Information provided start

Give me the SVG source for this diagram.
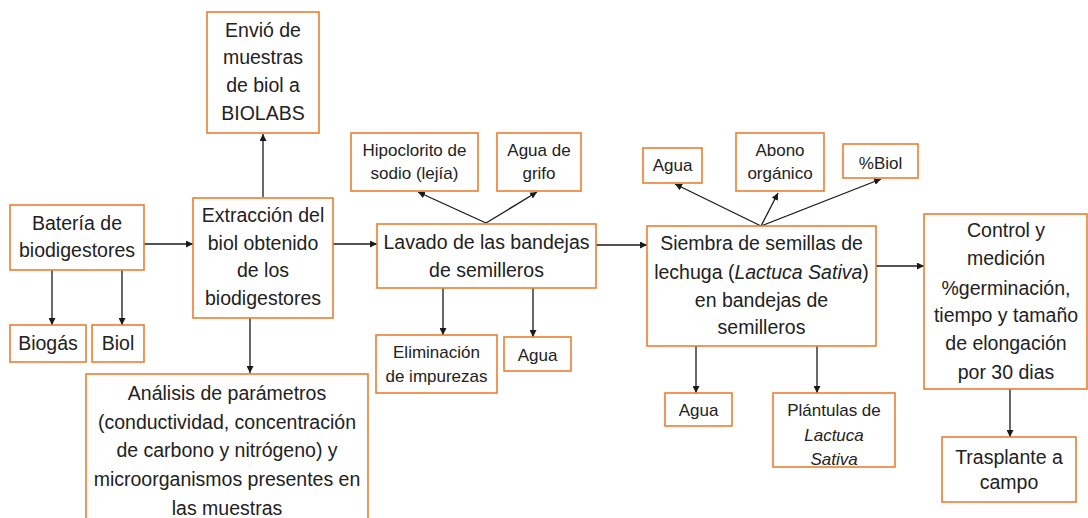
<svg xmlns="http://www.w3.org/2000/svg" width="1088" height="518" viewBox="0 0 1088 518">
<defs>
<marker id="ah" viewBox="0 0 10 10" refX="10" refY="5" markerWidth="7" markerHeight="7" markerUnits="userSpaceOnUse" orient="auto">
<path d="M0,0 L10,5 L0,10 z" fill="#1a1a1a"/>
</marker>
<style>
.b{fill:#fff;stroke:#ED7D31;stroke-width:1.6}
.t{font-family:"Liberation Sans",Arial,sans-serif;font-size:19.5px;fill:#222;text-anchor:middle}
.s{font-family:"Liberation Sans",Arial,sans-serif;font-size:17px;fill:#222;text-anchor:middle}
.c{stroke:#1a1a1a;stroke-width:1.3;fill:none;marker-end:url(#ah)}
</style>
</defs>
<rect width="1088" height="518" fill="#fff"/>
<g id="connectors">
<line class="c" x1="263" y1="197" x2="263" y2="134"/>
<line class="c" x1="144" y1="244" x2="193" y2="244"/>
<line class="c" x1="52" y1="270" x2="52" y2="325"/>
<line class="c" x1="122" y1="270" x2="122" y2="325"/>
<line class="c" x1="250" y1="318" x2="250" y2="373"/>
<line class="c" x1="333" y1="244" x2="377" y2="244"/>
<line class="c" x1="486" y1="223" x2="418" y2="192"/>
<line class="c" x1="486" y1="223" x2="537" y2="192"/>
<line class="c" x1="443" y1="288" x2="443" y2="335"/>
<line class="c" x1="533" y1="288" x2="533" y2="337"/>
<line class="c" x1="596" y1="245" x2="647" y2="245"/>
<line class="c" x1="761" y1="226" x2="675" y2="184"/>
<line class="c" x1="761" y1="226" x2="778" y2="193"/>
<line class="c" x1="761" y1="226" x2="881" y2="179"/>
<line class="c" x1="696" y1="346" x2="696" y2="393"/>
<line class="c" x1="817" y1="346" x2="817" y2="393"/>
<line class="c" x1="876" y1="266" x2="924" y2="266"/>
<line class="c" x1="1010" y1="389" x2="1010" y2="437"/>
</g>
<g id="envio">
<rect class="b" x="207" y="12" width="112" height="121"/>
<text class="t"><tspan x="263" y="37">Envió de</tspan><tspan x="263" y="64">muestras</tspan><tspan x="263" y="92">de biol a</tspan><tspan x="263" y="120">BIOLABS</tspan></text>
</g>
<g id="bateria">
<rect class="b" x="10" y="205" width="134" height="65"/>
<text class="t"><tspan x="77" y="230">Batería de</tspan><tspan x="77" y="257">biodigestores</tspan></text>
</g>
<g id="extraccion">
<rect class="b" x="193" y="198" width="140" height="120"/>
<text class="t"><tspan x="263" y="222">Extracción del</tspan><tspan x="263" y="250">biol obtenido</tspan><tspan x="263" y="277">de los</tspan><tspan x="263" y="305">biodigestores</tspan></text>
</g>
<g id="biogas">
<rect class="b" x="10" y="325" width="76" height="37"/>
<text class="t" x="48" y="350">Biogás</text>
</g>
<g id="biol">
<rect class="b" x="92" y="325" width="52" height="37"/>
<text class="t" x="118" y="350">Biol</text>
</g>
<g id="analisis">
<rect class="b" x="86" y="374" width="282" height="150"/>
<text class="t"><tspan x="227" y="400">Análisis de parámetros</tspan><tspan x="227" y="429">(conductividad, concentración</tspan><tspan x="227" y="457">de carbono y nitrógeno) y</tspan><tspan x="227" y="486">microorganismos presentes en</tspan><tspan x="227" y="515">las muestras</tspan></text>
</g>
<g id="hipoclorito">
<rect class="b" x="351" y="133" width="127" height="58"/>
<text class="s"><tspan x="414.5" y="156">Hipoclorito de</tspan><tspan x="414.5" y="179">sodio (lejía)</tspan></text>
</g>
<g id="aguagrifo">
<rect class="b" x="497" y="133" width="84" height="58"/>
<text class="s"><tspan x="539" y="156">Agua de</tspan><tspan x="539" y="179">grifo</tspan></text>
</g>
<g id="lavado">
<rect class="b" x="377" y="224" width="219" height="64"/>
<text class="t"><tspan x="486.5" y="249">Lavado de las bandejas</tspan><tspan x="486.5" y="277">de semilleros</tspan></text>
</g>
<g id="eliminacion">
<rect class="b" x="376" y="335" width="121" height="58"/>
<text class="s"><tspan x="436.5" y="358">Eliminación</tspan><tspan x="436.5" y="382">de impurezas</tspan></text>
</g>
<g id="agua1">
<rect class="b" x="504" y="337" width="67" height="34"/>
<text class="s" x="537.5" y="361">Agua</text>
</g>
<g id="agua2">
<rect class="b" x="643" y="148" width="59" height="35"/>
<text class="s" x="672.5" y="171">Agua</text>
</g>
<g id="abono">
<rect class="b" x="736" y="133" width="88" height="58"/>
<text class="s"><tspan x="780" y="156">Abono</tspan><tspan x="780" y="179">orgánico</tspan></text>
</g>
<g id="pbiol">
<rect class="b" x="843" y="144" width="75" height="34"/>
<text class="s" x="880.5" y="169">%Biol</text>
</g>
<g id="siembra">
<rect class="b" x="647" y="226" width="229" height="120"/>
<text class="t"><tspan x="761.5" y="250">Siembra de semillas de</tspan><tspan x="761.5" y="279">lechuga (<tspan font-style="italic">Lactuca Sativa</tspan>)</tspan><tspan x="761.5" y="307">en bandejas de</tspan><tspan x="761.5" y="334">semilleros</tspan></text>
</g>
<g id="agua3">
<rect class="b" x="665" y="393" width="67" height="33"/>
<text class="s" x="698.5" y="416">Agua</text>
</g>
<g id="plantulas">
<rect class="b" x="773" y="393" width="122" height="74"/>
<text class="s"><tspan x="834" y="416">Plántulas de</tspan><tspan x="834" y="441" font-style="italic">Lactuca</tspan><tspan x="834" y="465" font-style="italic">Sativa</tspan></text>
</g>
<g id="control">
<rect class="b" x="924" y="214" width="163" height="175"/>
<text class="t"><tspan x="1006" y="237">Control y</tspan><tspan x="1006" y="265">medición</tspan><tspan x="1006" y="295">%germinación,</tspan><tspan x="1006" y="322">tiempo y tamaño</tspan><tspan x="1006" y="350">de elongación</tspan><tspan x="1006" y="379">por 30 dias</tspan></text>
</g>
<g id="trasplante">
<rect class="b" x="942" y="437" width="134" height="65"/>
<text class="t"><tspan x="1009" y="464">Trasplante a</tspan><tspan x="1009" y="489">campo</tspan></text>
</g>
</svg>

Information provided end

[Written exercise]:
Copy the material exactly. Do not include the pictures.

[Right answer]:
Give me the SVG source for this diagram.
<svg xmlns="http://www.w3.org/2000/svg" width="1088" height="518" viewBox="0 0 1088 518">
<defs>
<marker id="ah" viewBox="0 0 10 10" refX="10" refY="5" markerWidth="7" markerHeight="7" markerUnits="userSpaceOnUse" orient="auto">
<path d="M0,0 L10,5 L0,10 z" fill="#1a1a1a"/>
</marker>
<style>
.b{fill:#fff;stroke:#ED7D31;stroke-width:1.6}
.t{font-family:"Liberation Sans",Arial,sans-serif;font-size:19.5px;fill:#222;text-anchor:middle}
.s{font-family:"Liberation Sans",Arial,sans-serif;font-size:17px;fill:#222;text-anchor:middle}
.c{stroke:#1a1a1a;stroke-width:1.3;fill:none;marker-end:url(#ah)}
</style>
</defs>
<rect width="1088" height="518" fill="#fff"/>
<g id="connectors">
<line class="c" x1="263" y1="197" x2="263" y2="134"/>
<line class="c" x1="144" y1="244" x2="193" y2="244"/>
<line class="c" x1="52" y1="270" x2="52" y2="325"/>
<line class="c" x1="122" y1="270" x2="122" y2="325"/>
<line class="c" x1="250" y1="318" x2="250" y2="373"/>
<line class="c" x1="333" y1="244" x2="377" y2="244"/>
<line class="c" x1="486" y1="223" x2="418" y2="192"/>
<line class="c" x1="486" y1="223" x2="537" y2="192"/>
<line class="c" x1="443" y1="288" x2="443" y2="335"/>
<line class="c" x1="533" y1="288" x2="533" y2="337"/>
<line class="c" x1="596" y1="245" x2="647" y2="245"/>
<line class="c" x1="761" y1="226" x2="675" y2="184"/>
<line class="c" x1="761" y1="226" x2="778" y2="193"/>
<line class="c" x1="761" y1="226" x2="881" y2="179"/>
<line class="c" x1="696" y1="346" x2="696" y2="393"/>
<line class="c" x1="817" y1="346" x2="817" y2="393"/>
<line class="c" x1="876" y1="266" x2="924" y2="266"/>
<line class="c" x1="1010" y1="389" x2="1010" y2="437"/>
</g>
<g id="envio">
<rect class="b" x="207" y="12" width="112" height="121"/>
<text class="t"><tspan x="263" y="37">Envió de</tspan><tspan x="263" y="64">muestras</tspan><tspan x="263" y="92">de biol a</tspan><tspan x="263" y="120">BIOLABS</tspan></text>
</g>
<g id="bateria">
<rect class="b" x="10" y="205" width="134" height="65"/>
<text class="t"><tspan x="77" y="230">Batería de</tspan><tspan x="77" y="257">biodigestores</tspan></text>
</g>
<g id="extraccion">
<rect class="b" x="193" y="198" width="140" height="120"/>
<text class="t"><tspan x="263" y="222">Extracción del</tspan><tspan x="263" y="250">biol obtenido</tspan><tspan x="263" y="277">de los</tspan><tspan x="263" y="305">biodigestores</tspan></text>
</g>
<g id="biogas">
<rect class="b" x="10" y="325" width="76" height="37"/>
<text class="t" x="48" y="350">Biogás</text>
</g>
<g id="biol">
<rect class="b" x="92" y="325" width="52" height="37"/>
<text class="t" x="118" y="350">Biol</text>
</g>
<g id="analisis">
<rect class="b" x="86" y="374" width="282" height="150"/>
<text class="t"><tspan x="227" y="400">Análisis de parámetros</tspan><tspan x="227" y="429">(conductividad, concentración</tspan><tspan x="227" y="457">de carbono y nitrógeno) y</tspan><tspan x="227" y="486">microorganismos presentes en</tspan><tspan x="227" y="515">las muestras</tspan></text>
</g>
<g id="hipoclorito">
<rect class="b" x="351" y="133" width="127" height="58"/>
<text class="s"><tspan x="414.5" y="156">Hipoclorito de</tspan><tspan x="414.5" y="179">sodio (lejía)</tspan></text>
</g>
<g id="aguagrifo">
<rect class="b" x="497" y="133" width="84" height="58"/>
<text class="s"><tspan x="539" y="156">Agua de</tspan><tspan x="539" y="179">grifo</tspan></text>
</g>
<g id="lavado">
<rect class="b" x="377" y="224" width="219" height="64"/>
<text class="t"><tspan x="486.5" y="249">Lavado de las bandejas</tspan><tspan x="486.5" y="277">de semilleros</tspan></text>
</g>
<g id="eliminacion">
<rect class="b" x="376" y="335" width="121" height="58"/>
<text class="s"><tspan x="436.5" y="358">Eliminación</tspan><tspan x="436.5" y="382">de impurezas</tspan></text>
</g>
<g id="agua1">
<rect class="b" x="504" y="337" width="67" height="34"/>
<text class="s" x="537.5" y="361">Agua</text>
</g>
<g id="agua2">
<rect class="b" x="643" y="148" width="59" height="35"/>
<text class="s" x="672.5" y="171">Agua</text>
</g>
<g id="abono">
<rect class="b" x="736" y="133" width="88" height="58"/>
<text class="s"><tspan x="780" y="156">Abono</tspan><tspan x="780" y="179">orgánico</tspan></text>
</g>
<g id="pbiol">
<rect class="b" x="843" y="144" width="75" height="34"/>
<text class="s" x="880.5" y="169">%Biol</text>
</g>
<g id="siembra">
<rect class="b" x="647" y="226" width="229" height="120"/>
<text class="t"><tspan x="761.5" y="250">Siembra de semillas de</tspan><tspan x="761.5" y="279">lechuga (<tspan font-style="italic">Lactuca Sativa</tspan>)</tspan><tspan x="761.5" y="307">en bandejas de</tspan><tspan x="761.5" y="334">semilleros</tspan></text>
</g>
<g id="agua3">
<rect class="b" x="665" y="393" width="67" height="33"/>
<text class="s" x="698.5" y="416">Agua</text>
</g>
<g id="plantulas">
<rect class="b" x="773" y="393" width="122" height="74"/>
<text class="s"><tspan x="834" y="416">Plántulas de</tspan><tspan x="834" y="441" font-style="italic">Lactuca</tspan><tspan x="834" y="465" font-style="italic">Sativa</tspan></text>
</g>
<g id="control">
<rect class="b" x="924" y="214" width="163" height="175"/>
<text class="t"><tspan x="1006" y="237">Control y</tspan><tspan x="1006" y="265">medición</tspan><tspan x="1006" y="295">%germinación,</tspan><tspan x="1006" y="322">tiempo y tamaño</tspan><tspan x="1006" y="350">de elongación</tspan><tspan x="1006" y="379">por 30 dias</tspan></text>
</g>
<g id="trasplante">
<rect class="b" x="942" y="437" width="134" height="65"/>
<text class="t"><tspan x="1009" y="464">Trasplante a</tspan><tspan x="1009" y="489">campo</tspan></text>
</g>
</svg>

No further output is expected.